Give every line of the data again, unchanged, but with no pictures.
* * *
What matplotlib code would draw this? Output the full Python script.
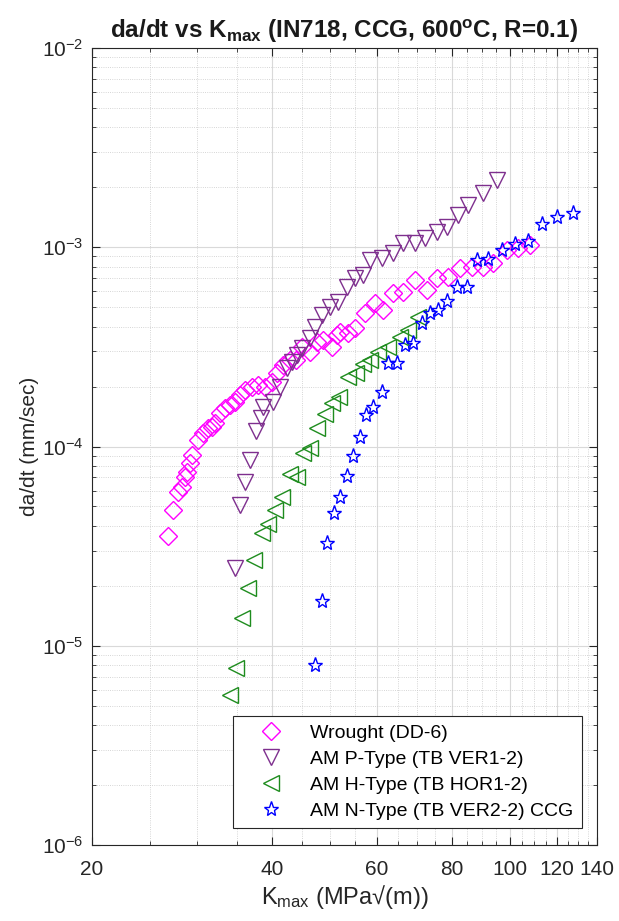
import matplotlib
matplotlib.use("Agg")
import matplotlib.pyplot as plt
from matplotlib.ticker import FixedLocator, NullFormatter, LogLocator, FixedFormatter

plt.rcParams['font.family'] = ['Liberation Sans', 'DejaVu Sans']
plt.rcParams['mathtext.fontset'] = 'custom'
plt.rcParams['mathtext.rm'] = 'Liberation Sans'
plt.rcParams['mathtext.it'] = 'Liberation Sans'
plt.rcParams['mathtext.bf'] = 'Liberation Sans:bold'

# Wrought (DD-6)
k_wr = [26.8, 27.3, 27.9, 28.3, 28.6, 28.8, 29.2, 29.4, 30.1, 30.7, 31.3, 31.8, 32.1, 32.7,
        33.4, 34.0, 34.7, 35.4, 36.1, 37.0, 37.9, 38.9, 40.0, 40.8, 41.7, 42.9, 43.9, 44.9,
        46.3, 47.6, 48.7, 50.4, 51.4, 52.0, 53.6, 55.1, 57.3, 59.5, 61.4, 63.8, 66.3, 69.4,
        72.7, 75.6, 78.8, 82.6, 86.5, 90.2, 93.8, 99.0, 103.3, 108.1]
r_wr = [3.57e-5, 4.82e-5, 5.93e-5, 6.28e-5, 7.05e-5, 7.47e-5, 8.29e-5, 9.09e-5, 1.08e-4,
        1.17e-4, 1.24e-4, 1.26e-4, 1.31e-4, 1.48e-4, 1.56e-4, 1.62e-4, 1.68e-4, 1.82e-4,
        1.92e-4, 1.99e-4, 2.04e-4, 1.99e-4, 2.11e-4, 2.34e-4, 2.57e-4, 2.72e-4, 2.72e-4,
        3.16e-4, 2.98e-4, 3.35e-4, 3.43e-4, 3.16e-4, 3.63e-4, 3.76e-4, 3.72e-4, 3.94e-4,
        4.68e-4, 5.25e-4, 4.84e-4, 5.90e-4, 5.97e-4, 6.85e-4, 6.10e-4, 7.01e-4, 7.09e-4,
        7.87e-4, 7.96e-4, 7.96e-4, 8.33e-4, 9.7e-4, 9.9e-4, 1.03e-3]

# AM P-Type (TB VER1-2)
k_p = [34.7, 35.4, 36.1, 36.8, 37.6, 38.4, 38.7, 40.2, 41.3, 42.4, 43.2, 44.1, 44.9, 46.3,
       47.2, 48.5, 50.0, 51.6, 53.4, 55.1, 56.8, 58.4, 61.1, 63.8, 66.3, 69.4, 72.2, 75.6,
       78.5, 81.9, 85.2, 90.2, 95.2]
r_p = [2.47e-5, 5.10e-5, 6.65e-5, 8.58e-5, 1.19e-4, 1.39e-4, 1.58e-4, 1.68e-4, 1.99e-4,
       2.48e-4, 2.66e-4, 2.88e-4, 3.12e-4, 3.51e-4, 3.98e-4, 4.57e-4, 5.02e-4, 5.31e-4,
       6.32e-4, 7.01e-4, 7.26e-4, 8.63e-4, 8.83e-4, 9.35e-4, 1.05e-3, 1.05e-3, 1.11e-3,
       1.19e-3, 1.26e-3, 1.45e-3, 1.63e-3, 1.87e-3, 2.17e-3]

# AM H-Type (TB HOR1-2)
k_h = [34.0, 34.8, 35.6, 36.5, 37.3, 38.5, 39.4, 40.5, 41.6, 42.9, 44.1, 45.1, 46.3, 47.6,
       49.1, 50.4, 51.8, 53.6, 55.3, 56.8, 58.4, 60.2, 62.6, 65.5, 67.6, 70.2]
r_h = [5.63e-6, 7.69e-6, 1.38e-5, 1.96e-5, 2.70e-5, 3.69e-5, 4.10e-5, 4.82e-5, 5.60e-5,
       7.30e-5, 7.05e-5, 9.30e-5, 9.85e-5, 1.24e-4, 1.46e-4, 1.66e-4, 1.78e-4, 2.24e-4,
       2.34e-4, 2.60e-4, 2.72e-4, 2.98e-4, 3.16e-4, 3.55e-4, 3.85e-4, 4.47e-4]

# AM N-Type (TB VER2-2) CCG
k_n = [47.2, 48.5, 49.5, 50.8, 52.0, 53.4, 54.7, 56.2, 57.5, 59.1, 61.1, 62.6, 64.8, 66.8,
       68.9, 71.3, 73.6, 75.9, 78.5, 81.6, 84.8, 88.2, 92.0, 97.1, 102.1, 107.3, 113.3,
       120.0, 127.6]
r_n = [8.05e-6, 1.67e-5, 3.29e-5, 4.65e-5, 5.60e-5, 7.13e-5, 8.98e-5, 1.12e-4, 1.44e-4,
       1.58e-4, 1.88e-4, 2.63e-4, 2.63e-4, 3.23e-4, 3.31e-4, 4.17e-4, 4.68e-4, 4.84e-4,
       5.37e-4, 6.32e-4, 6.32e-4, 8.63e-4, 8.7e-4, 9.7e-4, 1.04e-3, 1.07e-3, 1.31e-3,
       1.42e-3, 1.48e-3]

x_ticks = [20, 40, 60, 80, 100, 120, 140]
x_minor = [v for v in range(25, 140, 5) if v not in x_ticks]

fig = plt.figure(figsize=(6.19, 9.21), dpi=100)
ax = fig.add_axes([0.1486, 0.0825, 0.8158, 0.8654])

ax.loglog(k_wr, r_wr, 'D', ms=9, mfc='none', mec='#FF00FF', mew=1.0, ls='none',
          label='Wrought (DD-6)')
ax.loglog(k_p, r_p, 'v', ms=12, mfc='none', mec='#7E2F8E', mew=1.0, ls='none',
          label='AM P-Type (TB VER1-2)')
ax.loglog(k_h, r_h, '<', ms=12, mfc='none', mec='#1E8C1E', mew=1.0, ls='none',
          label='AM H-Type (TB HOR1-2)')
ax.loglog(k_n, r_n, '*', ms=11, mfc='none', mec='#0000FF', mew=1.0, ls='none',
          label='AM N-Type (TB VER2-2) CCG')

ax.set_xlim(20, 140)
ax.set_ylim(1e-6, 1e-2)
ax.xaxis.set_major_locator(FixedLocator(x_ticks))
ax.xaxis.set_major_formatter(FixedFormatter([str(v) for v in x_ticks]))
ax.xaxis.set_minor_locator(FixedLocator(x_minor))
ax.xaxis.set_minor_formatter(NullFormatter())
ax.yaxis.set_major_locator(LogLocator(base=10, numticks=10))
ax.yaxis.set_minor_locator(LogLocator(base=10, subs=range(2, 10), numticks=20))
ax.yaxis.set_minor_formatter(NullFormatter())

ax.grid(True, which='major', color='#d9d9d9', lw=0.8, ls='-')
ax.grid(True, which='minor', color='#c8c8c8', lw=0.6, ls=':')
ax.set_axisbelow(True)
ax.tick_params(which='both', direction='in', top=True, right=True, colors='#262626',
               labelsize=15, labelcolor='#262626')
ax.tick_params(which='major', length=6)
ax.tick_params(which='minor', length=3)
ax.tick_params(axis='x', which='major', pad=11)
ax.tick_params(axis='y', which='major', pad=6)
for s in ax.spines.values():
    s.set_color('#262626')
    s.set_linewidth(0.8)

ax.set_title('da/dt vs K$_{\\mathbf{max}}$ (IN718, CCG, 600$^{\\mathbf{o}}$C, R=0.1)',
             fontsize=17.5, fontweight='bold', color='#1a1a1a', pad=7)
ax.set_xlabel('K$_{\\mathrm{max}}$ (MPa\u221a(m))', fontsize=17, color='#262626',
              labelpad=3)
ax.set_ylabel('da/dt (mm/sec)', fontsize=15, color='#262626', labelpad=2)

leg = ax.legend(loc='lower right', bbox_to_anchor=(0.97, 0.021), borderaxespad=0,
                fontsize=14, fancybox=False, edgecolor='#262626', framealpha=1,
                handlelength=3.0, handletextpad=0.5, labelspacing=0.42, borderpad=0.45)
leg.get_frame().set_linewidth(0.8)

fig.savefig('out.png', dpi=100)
* * *
*FINAL RESULT:*
What matplotlib code would draw this? Output the full Python script.
import matplotlib
matplotlib.use("Agg")
import matplotlib.pyplot as plt
from matplotlib.ticker import FixedLocator, NullFormatter, LogLocator, FixedFormatter

plt.rcParams['font.family'] = ['Liberation Sans', 'DejaVu Sans']
plt.rcParams['mathtext.fontset'] = 'custom'
plt.rcParams['mathtext.rm'] = 'Liberation Sans'
plt.rcParams['mathtext.it'] = 'Liberation Sans'
plt.rcParams['mathtext.bf'] = 'Liberation Sans:bold'

# Wrought (DD-6)
k_wr = [26.8, 27.3, 27.9, 28.3, 28.6, 28.8, 29.2, 29.4, 30.1, 30.7, 31.3, 31.8, 32.1, 32.7,
        33.4, 34.0, 34.7, 35.4, 36.1, 37.0, 37.9, 38.9, 40.0, 40.8, 41.7, 42.9, 43.9, 44.9,
        46.3, 47.6, 48.7, 50.4, 51.4, 52.0, 53.6, 55.1, 57.3, 59.5, 61.4, 63.8, 66.3, 69.4,
        72.7, 75.6, 78.8, 82.6, 86.5, 90.2, 93.8, 99.0, 103.3, 108.1]
r_wr = [3.57e-5, 4.82e-5, 5.93e-5, 6.28e-5, 7.05e-5, 7.47e-5, 8.29e-5, 9.09e-5, 1.08e-4,
        1.17e-4, 1.24e-4, 1.26e-4, 1.31e-4, 1.48e-4, 1.56e-4, 1.62e-4, 1.68e-4, 1.82e-4,
        1.92e-4, 1.99e-4, 2.04e-4, 1.99e-4, 2.11e-4, 2.34e-4, 2.57e-4, 2.72e-4, 2.72e-4,
        3.16e-4, 2.98e-4, 3.35e-4, 3.43e-4, 3.16e-4, 3.63e-4, 3.76e-4, 3.72e-4, 3.94e-4,
        4.68e-4, 5.25e-4, 4.84e-4, 5.90e-4, 5.97e-4, 6.85e-4, 6.10e-4, 7.01e-4, 7.09e-4,
        7.87e-4, 7.96e-4, 7.96e-4, 8.33e-4, 9.7e-4, 9.9e-4, 1.03e-3]

# AM P-Type (TB VER1-2)
k_p = [34.7, 35.4, 36.1, 36.8, 37.6, 38.4, 38.7, 40.2, 41.3, 42.4, 43.2, 44.1, 44.9, 46.3,
       47.2, 48.5, 50.0, 51.6, 53.4, 55.1, 56.8, 58.4, 61.1, 63.8, 66.3, 69.4, 72.2, 75.6,
       78.5, 81.9, 85.2, 90.2, 95.2]
r_p = [2.47e-5, 5.10e-5, 6.65e-5, 8.58e-5, 1.19e-4, 1.39e-4, 1.58e-4, 1.68e-4, 1.99e-4,
       2.48e-4, 2.66e-4, 2.88e-4, 3.12e-4, 3.51e-4, 3.98e-4, 4.57e-4, 5.02e-4, 5.31e-4,
       6.32e-4, 7.01e-4, 7.26e-4, 8.63e-4, 8.83e-4, 9.35e-4, 1.05e-3, 1.05e-3, 1.11e-3,
       1.19e-3, 1.26e-3, 1.45e-3, 1.63e-3, 1.87e-3, 2.17e-3]

# AM H-Type (TB HOR1-2)
k_h = [34.0, 34.8, 35.6, 36.5, 37.3, 38.5, 39.4, 40.5, 41.6, 42.9, 44.1, 45.1, 46.3, 47.6,
       49.1, 50.4, 51.8, 53.6, 55.3, 56.8, 58.4, 60.2, 62.6, 65.5, 67.6, 70.2]
r_h = [5.63e-6, 7.69e-6, 1.38e-5, 1.96e-5, 2.70e-5, 3.69e-5, 4.10e-5, 4.82e-5, 5.60e-5,
       7.30e-5, 7.05e-5, 9.30e-5, 9.85e-5, 1.24e-4, 1.46e-4, 1.66e-4, 1.78e-4, 2.24e-4,
       2.34e-4, 2.60e-4, 2.72e-4, 2.98e-4, 3.16e-4, 3.55e-4, 3.85e-4, 4.47e-4]

# AM N-Type (TB VER2-2) CCG
k_n = [47.2, 48.5, 49.5, 50.8, 52.0, 53.4, 54.7, 56.2, 57.5, 59.1, 61.1, 62.6, 64.8, 66.8,
       68.9, 71.3, 73.6, 75.9, 78.5, 81.6, 84.8, 88.2, 92.0, 97.1, 102.1, 107.3, 113.3,
       120.0, 127.6]
r_n = [8.05e-6, 1.67e-5, 3.29e-5, 4.65e-5, 5.60e-5, 7.13e-5, 8.98e-5, 1.12e-4, 1.44e-4,
       1.58e-4, 1.88e-4, 2.63e-4, 2.63e-4, 3.23e-4, 3.31e-4, 4.17e-4, 4.68e-4, 4.84e-4,
       5.37e-4, 6.32e-4, 6.32e-4, 8.63e-4, 8.7e-4, 9.7e-4, 1.04e-3, 1.07e-3, 1.31e-3,
       1.42e-3, 1.48e-3]

x_ticks = [20, 40, 60, 80, 100, 120, 140]
x_minor = [v for v in range(25, 140, 5) if v not in x_ticks]

fig = plt.figure(figsize=(6.19, 9.21), dpi=100)
ax = fig.add_axes([0.1486, 0.0825, 0.8158, 0.8654])

ax.loglog(k_wr, r_wr, 'D', ms=9, mfc='none', mec='#FF00FF', mew=1.0, ls='none',
          label='Wrought (DD-6)')
ax.loglog(k_p, r_p, 'v', ms=12, mfc='none', mec='#7E2F8E', mew=1.0, ls='none',
          label='AM P-Type (TB VER1-2)')
ax.loglog(k_h, r_h, '<', ms=12, mfc='none', mec='#1E8C1E', mew=1.0, ls='none',
          label='AM H-Type (TB HOR1-2)')
ax.loglog(k_n, r_n, '*', ms=11, mfc='none', mec='#0000FF', mew=1.0, ls='none',
          label='AM N-Type (TB VER2-2) CCG')

ax.set_xlim(20, 140)
ax.set_ylim(1e-6, 1e-2)
ax.xaxis.set_major_locator(FixedLocator(x_ticks))
ax.xaxis.set_major_formatter(FixedFormatter([str(v) for v in x_ticks]))
ax.xaxis.set_minor_locator(FixedLocator(x_minor))
ax.xaxis.set_minor_formatter(NullFormatter())
ax.yaxis.set_major_locator(LogLocator(base=10, numticks=10))
ax.yaxis.set_minor_locator(LogLocator(base=10, subs=range(2, 10), numticks=20))
ax.yaxis.set_minor_formatter(NullFormatter())

ax.grid(True, which='major', color='#d9d9d9', lw=0.8, ls='-')
ax.grid(True, which='minor', color='#c8c8c8', lw=0.6, ls=':')
ax.set_axisbelow(True)
ax.tick_params(which='both', direction='in', top=True, right=True, colors='#262626',
               labelsize=15, labelcolor='#262626')
ax.tick_params(which='major', length=6)
ax.tick_params(which='minor', length=3)
ax.tick_params(axis='x', which='major', pad=11)
ax.tick_params(axis='y', which='major', pad=6)
for s in ax.spines.values():
    s.set_color('#262626')
    s.set_linewidth(0.8)

ax.set_title('da/dt vs K$_{\\mathbf{max}}$ (IN718, CCG, 600$^{\\mathbf{o}}$C, R=0.1)',
             fontsize=17.5, fontweight='bold', color='#1a1a1a', pad=7)
ax.set_xlabel('K$_{\\mathrm{max}}$ (MPa\u221a(m))', fontsize=17, color='#262626',
              labelpad=3)
ax.set_ylabel('da/dt (mm/sec)', fontsize=15, color='#262626', labelpad=2)

leg = ax.legend(loc='lower right', bbox_to_anchor=(0.97, 0.021), borderaxespad=0,
                fontsize=14, fancybox=False, edgecolor='#262626', framealpha=1,
                handlelength=3.0, handletextpad=0.5, labelspacing=0.42, borderpad=0.45)
leg.get_frame().set_linewidth(0.8)

fig.savefig('out.png', dpi=100)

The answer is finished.